= R. Henry Rew =

British agricultural statistician

Sir Henry Rew

Sir Robert Henry Rew (4 August 1858 – 7 April 1929) was a British agricultural statistician. He had a long career in public service and was a prominent member of the Royal Statistical Society serving as its President from 1920–22.

==Life==
He was the son of Robert Rew (1835–1917), a Congregational minister in Somerset and Buxton. In 1890 Rew became Secretary of the Central Chamber of Agriculture.
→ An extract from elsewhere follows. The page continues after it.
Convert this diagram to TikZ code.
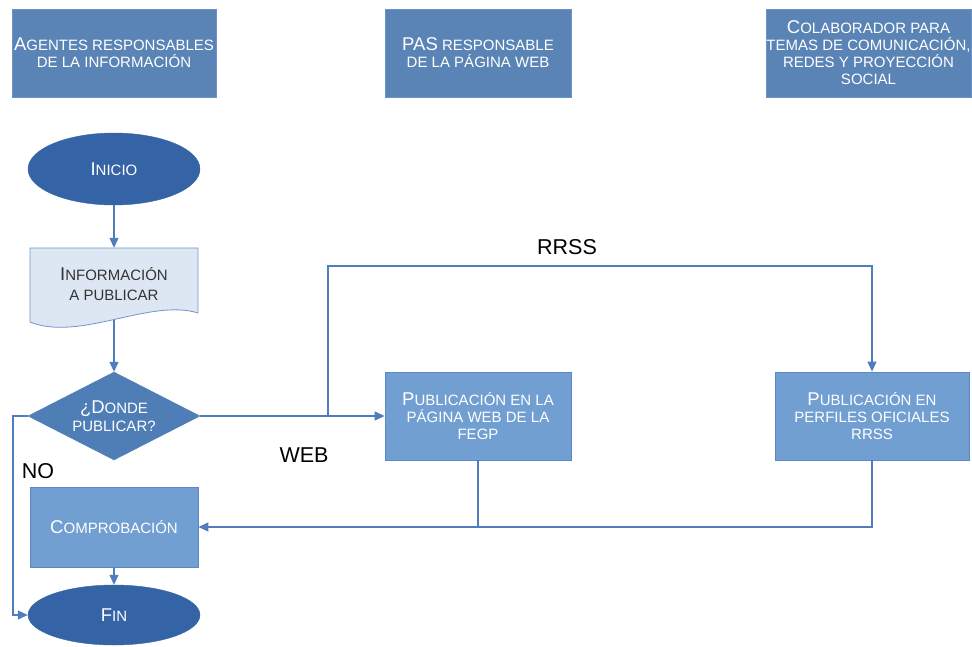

He was secretary of the Royal Statistical Society from 1902 to 1920, and their Guy Medallist in 1905.

At the beginning of World War I, in November 1914, Rew was put in charge of the government's Grain Supplies Committee, which he chaired to 1916.

Rew was knighted as a Knight Commander of the Order of the Bath in 1916. He stood twice for the Liberals in Henley (UK Parliament constituency) in 1922 and 1923 but lost on both occasions to Conservative Reginald Terrell.

==Works==
- Stack Ensilage (1888)
- An Agricultural Faggot: a Collection of Papers on Agricultural Subjects (1913)
- 1917, a chapter on wheat supply in a new edition of The Wheat Problem by William Crookes, publication subsidised by Lord Rhondda. Wartime conditions allowed Rew to reinforce the original message of Crookes, on the connection of food security and chemistry.

Rew was an Assistant Commissioner of the Royal Commission on Agricultural Depression from 1894. He produced reports on Norfolk and Dorset in 1895.